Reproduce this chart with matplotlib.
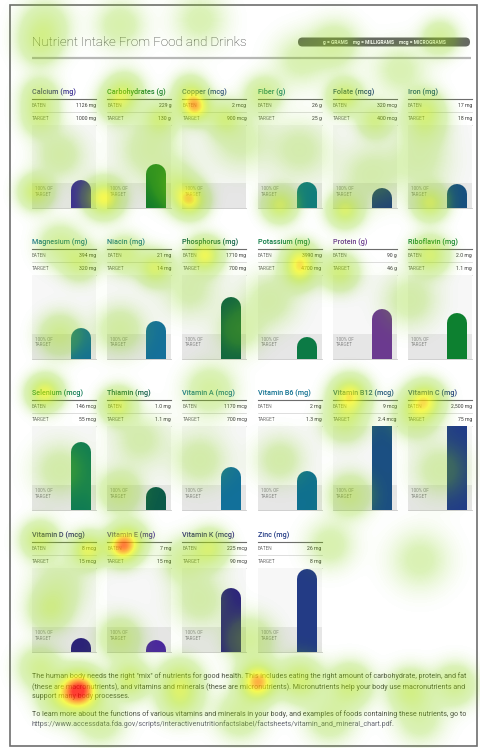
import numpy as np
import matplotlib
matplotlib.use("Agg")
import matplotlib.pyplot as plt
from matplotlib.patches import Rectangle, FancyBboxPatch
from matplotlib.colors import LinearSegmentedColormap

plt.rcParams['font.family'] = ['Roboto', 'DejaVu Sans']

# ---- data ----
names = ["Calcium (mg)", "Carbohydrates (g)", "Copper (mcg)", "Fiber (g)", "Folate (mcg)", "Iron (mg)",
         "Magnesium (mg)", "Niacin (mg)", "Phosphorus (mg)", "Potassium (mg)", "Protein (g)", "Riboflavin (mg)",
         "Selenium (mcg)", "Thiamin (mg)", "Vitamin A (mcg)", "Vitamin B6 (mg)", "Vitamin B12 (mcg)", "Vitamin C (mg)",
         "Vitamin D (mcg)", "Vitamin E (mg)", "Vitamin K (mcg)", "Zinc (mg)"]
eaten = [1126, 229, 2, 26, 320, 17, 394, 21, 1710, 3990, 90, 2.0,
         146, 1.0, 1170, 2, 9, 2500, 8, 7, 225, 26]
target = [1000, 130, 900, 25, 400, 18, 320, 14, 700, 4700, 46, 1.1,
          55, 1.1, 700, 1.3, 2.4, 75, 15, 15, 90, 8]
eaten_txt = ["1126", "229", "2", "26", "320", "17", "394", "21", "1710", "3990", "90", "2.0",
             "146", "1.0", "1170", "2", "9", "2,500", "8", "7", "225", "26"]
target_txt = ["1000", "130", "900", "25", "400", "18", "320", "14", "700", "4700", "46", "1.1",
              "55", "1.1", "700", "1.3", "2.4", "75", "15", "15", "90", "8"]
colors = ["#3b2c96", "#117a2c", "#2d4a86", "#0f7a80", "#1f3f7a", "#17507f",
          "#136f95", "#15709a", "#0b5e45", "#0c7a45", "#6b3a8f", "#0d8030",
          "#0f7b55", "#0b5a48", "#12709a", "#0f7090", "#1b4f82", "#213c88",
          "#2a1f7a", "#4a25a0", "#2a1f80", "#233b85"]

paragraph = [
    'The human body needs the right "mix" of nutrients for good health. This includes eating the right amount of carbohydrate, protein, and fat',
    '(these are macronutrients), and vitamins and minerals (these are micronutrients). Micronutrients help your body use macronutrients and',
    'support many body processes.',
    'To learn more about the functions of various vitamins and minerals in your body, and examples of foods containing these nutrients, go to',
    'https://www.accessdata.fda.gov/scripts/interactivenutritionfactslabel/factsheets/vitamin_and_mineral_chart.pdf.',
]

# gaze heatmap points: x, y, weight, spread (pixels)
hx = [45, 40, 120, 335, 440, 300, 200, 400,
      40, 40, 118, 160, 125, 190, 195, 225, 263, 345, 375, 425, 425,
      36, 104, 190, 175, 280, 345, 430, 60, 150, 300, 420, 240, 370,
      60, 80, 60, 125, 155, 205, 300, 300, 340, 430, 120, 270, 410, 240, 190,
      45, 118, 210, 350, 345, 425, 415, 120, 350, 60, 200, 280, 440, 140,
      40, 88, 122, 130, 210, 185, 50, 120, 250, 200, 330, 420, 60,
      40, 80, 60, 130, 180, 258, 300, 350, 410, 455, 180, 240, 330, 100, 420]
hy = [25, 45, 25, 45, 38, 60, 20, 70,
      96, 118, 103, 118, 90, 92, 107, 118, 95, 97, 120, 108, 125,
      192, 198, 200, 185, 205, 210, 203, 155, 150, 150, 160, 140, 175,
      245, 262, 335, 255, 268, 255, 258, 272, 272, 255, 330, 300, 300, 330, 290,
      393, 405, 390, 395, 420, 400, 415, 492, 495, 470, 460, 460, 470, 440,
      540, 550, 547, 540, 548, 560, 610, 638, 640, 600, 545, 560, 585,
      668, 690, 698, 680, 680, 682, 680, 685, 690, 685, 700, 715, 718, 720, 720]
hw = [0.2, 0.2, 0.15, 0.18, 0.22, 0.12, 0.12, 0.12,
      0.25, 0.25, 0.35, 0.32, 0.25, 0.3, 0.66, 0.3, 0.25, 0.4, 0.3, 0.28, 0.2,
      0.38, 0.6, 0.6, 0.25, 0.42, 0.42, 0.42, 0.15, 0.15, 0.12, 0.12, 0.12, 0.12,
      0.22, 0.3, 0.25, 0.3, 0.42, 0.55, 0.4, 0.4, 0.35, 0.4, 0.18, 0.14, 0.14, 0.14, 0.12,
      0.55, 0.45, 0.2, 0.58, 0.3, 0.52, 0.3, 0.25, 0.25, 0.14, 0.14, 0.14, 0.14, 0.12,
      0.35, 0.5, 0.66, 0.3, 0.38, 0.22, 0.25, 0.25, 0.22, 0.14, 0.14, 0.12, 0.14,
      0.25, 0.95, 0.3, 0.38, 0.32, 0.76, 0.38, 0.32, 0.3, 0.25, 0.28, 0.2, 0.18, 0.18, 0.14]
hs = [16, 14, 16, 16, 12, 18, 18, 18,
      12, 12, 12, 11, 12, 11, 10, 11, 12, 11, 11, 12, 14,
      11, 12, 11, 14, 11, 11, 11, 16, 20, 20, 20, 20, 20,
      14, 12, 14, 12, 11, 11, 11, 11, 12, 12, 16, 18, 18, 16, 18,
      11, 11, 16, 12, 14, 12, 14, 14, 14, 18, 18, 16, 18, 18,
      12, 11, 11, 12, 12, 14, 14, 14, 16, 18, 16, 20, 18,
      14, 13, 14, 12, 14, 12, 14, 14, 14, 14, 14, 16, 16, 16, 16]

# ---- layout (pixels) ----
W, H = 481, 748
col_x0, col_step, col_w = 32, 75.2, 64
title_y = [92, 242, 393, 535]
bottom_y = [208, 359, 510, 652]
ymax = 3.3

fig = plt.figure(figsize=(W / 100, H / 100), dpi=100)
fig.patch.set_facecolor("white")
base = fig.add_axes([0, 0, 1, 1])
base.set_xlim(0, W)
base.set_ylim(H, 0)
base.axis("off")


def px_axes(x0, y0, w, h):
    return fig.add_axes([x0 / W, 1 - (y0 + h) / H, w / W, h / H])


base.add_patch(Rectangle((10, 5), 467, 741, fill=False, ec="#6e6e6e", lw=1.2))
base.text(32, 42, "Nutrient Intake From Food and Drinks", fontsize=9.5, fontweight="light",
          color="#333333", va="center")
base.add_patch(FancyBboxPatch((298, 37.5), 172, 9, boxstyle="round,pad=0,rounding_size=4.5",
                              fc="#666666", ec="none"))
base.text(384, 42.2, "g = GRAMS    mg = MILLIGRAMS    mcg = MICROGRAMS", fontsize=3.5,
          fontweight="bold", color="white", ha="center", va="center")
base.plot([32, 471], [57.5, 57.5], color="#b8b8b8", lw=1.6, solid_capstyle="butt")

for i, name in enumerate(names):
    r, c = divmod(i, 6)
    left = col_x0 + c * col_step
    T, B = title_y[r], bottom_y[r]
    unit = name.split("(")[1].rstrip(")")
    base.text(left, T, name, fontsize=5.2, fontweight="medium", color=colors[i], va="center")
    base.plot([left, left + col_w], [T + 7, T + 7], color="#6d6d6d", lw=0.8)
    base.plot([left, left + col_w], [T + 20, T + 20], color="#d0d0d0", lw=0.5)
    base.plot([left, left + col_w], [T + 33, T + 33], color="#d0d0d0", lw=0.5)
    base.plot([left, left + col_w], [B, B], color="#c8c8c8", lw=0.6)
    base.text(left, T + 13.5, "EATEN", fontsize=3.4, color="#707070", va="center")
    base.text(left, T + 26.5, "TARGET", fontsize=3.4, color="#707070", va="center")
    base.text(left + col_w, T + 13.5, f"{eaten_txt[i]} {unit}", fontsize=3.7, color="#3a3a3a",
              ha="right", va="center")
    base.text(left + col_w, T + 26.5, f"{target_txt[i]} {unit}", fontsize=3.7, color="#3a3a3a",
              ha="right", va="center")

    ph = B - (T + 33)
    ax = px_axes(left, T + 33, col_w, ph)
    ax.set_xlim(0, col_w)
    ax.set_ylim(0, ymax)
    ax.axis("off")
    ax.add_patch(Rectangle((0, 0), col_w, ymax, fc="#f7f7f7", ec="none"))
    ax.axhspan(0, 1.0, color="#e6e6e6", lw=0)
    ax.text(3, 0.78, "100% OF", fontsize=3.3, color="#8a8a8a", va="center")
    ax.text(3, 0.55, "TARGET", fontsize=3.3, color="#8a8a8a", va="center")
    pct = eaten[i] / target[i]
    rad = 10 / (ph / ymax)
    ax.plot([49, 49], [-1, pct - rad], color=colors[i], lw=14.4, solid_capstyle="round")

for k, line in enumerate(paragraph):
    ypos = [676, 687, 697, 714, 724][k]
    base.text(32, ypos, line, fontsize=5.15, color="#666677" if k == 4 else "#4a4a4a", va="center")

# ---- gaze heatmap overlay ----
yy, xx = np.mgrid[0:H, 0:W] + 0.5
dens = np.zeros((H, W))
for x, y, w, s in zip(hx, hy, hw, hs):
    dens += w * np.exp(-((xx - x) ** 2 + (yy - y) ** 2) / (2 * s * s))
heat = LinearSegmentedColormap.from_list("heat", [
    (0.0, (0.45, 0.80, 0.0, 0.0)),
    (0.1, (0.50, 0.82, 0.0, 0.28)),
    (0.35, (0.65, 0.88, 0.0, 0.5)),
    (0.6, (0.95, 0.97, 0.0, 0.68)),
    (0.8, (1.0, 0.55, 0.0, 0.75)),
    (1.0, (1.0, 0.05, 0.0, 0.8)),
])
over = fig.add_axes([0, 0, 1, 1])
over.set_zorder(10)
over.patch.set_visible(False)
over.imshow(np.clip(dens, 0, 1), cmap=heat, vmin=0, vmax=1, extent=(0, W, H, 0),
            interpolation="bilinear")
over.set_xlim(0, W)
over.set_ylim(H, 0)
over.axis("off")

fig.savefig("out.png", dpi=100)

====

## WORK INSTRUCTIONS
Repeat the listing above up to and including the line with "plt.rcParams['font.family'] = ['Roboto', 'DejaVu", starting from its first line. Drop any pictures.

## THE REPLY
Reproduce this chart with matplotlib.
import numpy as np
import matplotlib
matplotlib.use("Agg")
import matplotlib.pyplot as plt
from matplotlib.patches import Rectangle, FancyBboxPatch
from matplotlib.colors import LinearSegmentedColormap

plt.rcParams['font.family'] = ['Roboto', 'DejaVu Sans']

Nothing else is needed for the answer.